Last night I was kept up by the question - is poetry really subjective? and I think I've a simple answer for this question - a resounding no and yes. Poetry has two distinct levels of quality, the first is where most people stay in fear of being wrong - the truly subjective, do I like it? which has no bearing on whether or not it is a good poem. this can be anything from being able to relate to it to liking the way it sounds. on the other side there is the measurement of academia - is it a good poem regardless of my personal connection to it? this looks at the treatment of everything from meter (if present) to symbolism. A great example of this is Emily D.'s 'Because I could not stop for death' - great poem on both levels and you do not need to know about the massive amount of symbolism and adherence to meter to enjoy it as a poem, it speaks to a great many people who don't know that the ride with death passes through her life from youth to old age (which she never made it to, eventually slamming on the brakes for death). It is also a sound poem. There are a great many poems out there that I do not care for but are great poetry and I am able to look at them from these two angles. In my taste and opinion a bad poem is a bad poem but there are a great many people who truly enjoy bad poetry. I have yet to like a poem that is bad but yet to like all the poetry that is sound. This has a single exception that I know of - my own poetry, I am unqualified to judge it's academic and subjective merit and at times I hate my own work so I leave that to others.

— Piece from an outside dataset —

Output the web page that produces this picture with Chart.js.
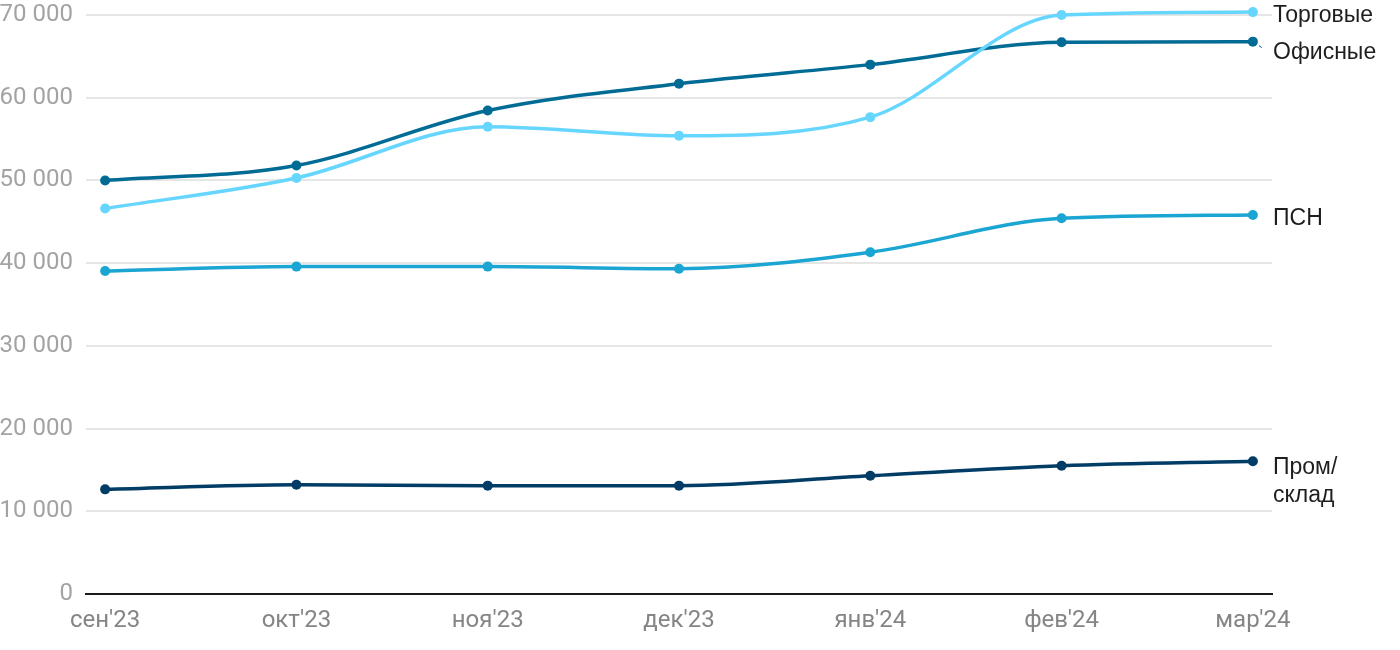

this may sound as though I am saying all academic poetry is good - far from it, most poetry tries to be too academic and fails in a spectacular way, this is where a lot of poetry is lost in the realm of bad. When the poet writes what they like it tends to come out shining on all fronts, when the so called, self called poet writes it tends to not work on either level. but there are no strict rules that govern poetry so this makes it harder and the reason why people shy away from it in terms of it's poetic merit.
As always I retain the right to change my mind.